I'm a very happy person. Or so I've been told. Over and over again, all of my life.
And I am a happy person. When I'm not depressed. But depression has plagued me most of my life. It's a terrible disease that haunts my thoughts. Anytime I feel overwhelmed or trapped, depression seems to reach up and swallow me whole.
It steals my life away. It steals my energy and dreams. It steals my love for myself. It steals my hope and kindness away.
It's a dirty, rotten thief, and I refuse to allow it make itself at home in me any longer.
Of course, I know I'm going to get depressed. I'll probably be depressed tomorrow. But I won't let it beat me. I won't let it stop me. I won't let it steal those things from me anymore. It may break into my life, but that's no reason for me to ask it to pull up a chair and stay for a while.
It shocks people when I tell them I suffer from depression. I seem so nice, so peppy, so full of hope, they say. Most people don't seem to realize that all of that comes with a dark side. If you can feel the good emotions that vividly, if life can ever be that bright, then it goes to reason that the opposite is true.
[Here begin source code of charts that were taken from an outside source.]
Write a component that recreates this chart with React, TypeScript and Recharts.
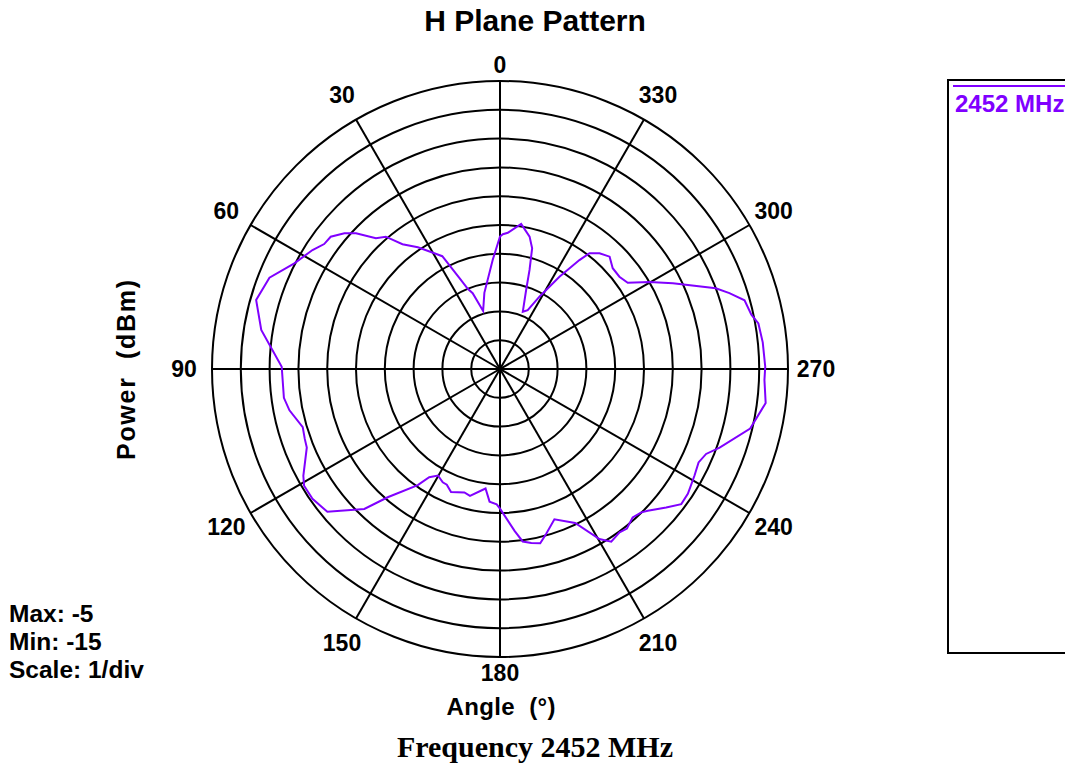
import React from "react";
import { RadarChart, Radar, PolarGrid, PolarAngleAxis, PolarRadiusAxis } from "recharts";

// measured angle (deg) and power (dBm), 2452 MHz
const angles = [
  0, 3.8, 11.6, 16.2, 19.8, 21.9, 23.8, 27.1, 34, 38, 40.8, 43.5, 46.7, 48.9, 52, 54.6, 57.6, 62.8,
  68.4, 74.2, 80.7, 89.4, 97.6, 101.1, 106.4, 109.7, 112.1, 118.5, 120.8, 124.7, 129.6, 135.9, 138.8,
  144.7, 146.8, 149.8, 153.2, 155.3, 158.3, 163.9, 166.7, 173.1, 175.5, 178.6, 180, 185.2, 187.5, 190.2,
  193, 195.6, 199.9, 206, 210.3, 212.8, 216.2, 218.5, 221.8, 224.6, 226.2, 230.2, 233.3, 236.4, 238.1,
  241.3, 244.8, 247.6, 250.3, 256.6, 262.7, 267.6, 270.5, 275.8, 280, 282.2, 285.7, 288.3, 290.5, 296.4,
  300.2, 304, 307.7, 311.8, 315.7, 319.3, 322.3, 323.9, 327.2, 331.4, 334.8, 338.3, 341.7, 343.4, 345.1,
  347.4, 351.7, 356.7, 358.8,
];
const power = [
  -10.4, -11.2, -12.3, -12.9, -12.2, -12.0, -11.6, -10.6, -9.9, -9.5, -8.93, -8.74, -8.13, -7.83, -7.54,
  -7.51, -7.29, -6.97, -6.39, -6.2, -6.6, -7.42, -7.43, -7.55, -7.86, -7.8, -7.76, -7.23, -7.08, -7.08,
  -7.22, -8.23, -9.08, -10.06, -10.51, -10.72, -10.59, -10.58, -10.4, -10.54, -10.47, -10.82, -10.38,
  -10.3, -10.15, -9.35, -8.96, -8.86, -8.79, -9.05, -9.45, -9.05, -8.16, -7.87, -7.97, -7.92, -8.09,
  -8.01, -7.89, -7.49, -7.15, -7.17, -7.22, -7.3, -7.38, -7.26, -6.9, -6.07, -5.7, -5.81, -5.79, -5.83,
  -5.89, -6.07, -6.18, -6.61, -7.0, -8.3, -8.99, -9.65, -9.76, -9.75, -9.55, -9.7, -9.92, -10.32,
  -11.19, -12.14, -12.74, -12.86, -12.11, -11.41, -10.66, -10.29, -9.91, -10.26, -10.32,
];
const angleTicks = [0, 30, 60, 90, 120, 150, 180, 210, 240, 270, 300, 330];
const radiusTicks = [-15, -14, -13, -12, -11, -10, -9, -8, -7, -6, -5];
const seriesName = "2452 MHz";

const MIN = -15;
const MAX = -5;
const CX = 500;
const CY = 369;
const R = 288;
const PURPLE = "#8000ff";
const FONT = "'Liberation Sans', Arial, sans-serif";

const data = angles.map((a, i) => ({ angle: a, power: power[i] }));

function AngleTick(props: any) {
  const { x, y, payload } = props;
  if (payload.value >= 360) return null;
  const cx = props.cx ?? CX;
  const cy = props.cy ?? CY;
  const dx = x - cx;
  const dy = y - cy;
  const len = Math.hypot(dx, dy) || 1;
  // top/bottom labels sit closer to the ring than the others
  const r = Math.abs(dx / len) < 0.01 ? 304 : 316;
  return (
    <text
      x={cx + (dx / len) * r}
      y={cy + (dy / len) * r}
      textAnchor="middle"
      dominantBaseline="central"
      fontFamily={FONT}
      fontWeight="bold"
      fontSize={23}
      fill="#000"
    >
      {payload.value}
    </text>
  );
}

export default function App() {
  return (
    <div style={{ position: "absolute", left: 0, top: 0, width: 1065, height: 770, background: "#fff", overflow: "hidden" }}>
      <div style={{ position: "absolute", left: 0, top: 0 }}>
        <RadarChart
          width={1065}
          height={770}
          data={data}
          cx={CX}
          cy={CY}
          outerRadius={R}
          startAngle={90}
          endAngle={450}
          margin={{ top: 0, right: 0, bottom: 0, left: 0 }}
        >
          <PolarGrid
            gridType="circle"
            polarAngles={angleTicks.map((a) => 90 + a)}
            polarRadius={radiusTicks.map((v) => ((v - MIN) / (MAX - MIN)) * R)}
            stroke="#000"
            strokeWidth={2}
            strokeOpacity={1}
          />
          <PolarAngleAxis
            dataKey="angle"
            type="number"
            domain={[0, 360]}
            tickCount={13}
            tick={<AngleTick />}
            tickLine={false}
            axisLine={false}
          />
          <PolarRadiusAxis
            type="number"
            domain={[MIN, MAX]}
            tickCount={11}
            tick={false}
            axisLine={false}
          />
          <Radar
            name={seriesName}
            dataKey="power"
            stroke={PURPLE}
            strokeWidth={2}
            fill="none"
            fillOpacity={0}
            dot={false}
            isAnimationActive={false}
          />
        </RadarChart>
      </div>
      <svg width={1065} height={770} style={{ position: "absolute", left: 0, top: 0, pointerEvents: "none" }}>
        <text x={535} y={31} textAnchor="middle" fontFamily={FONT} fontWeight="bold" fontSize={30}>
          H Plane Pattern
        </text>
        <text
          x={135}
          y={370}
          transform="rotate(-90 135 370)"
          textAnchor="middle"
          fontFamily={FONT}
          fontWeight="bold"
          fontSize={25}
          textLength={180}
          lengthAdjust="spacing"
          style={{ whiteSpace: "pre" }}
        >
          {"Power  (dBm)"}
        </text>
        <text
          x={501}
          y={715}
          textAnchor="middle"
          fontFamily={FONT}
          fontWeight="bold"
          fontSize={24}
          textLength={109}
          lengthAdjust="spacing"
          style={{ whiteSpace: "pre" }}
        >
          {"Angle  (°)"}
        </text>
        <text x={535} y={757} textAnchor="middle" fontFamily="'Liberation Serif', 'Times New Roman', serif" fontWeight="bold" fontSize={30}>
          Frequency 2452 MHz
        </text>
        <g fontFamily={FONT} fontWeight="bold" fontSize={24.5}>
          <text x={9} y={622}>Max: -5</text>
          <text x={9} y={650}>Min: -15</text>
          <text x={9} y={678}>Scale: 1/div</text>
        </g>
        <rect x={948} y={80} width={200} height={573} fill="none" stroke="#000" strokeWidth={2} />
        <line x1={953} y1={86} x2={1065} y2={86} stroke={PURPLE} strokeWidth={2} />
        <text x={955} y={112} fontFamily={FONT} fontWeight="bold" fontSize={24} fill={PURPLE}>
          {seriesName}
        </text>
      </svg>
    </div>
  );
}
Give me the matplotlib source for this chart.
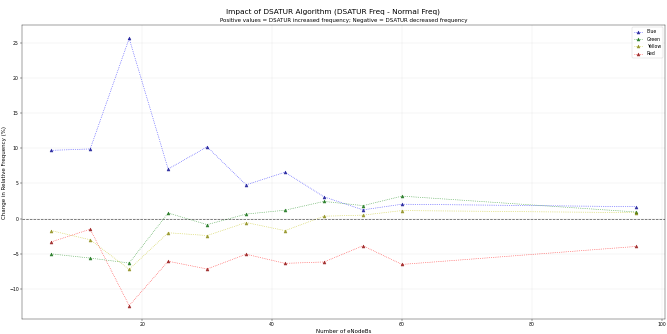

You can feel the bad emotions just as vividly as the good, and life can be inexplicably dark when the brightness fades away.
It's beautiful and it's terrible. So, if there is anyone else out there suffering with their darker side tonight, I want to remind you of something Annie once said: the sun will come out tomorrow. She will be bright and beautiful when she rises. And isn't the dark worth that, when all is said and done?
If you never let it beat you.
- Exercised, stretched, meditated, and worked on my writing twice today.
- Wrote in my journal, stayed on budget, and wrote a poem.
- Posted on my blog.
- Made my bed.
- Stayed on my diet.
- Made pizza this morning and fixed my lunch and snack for work.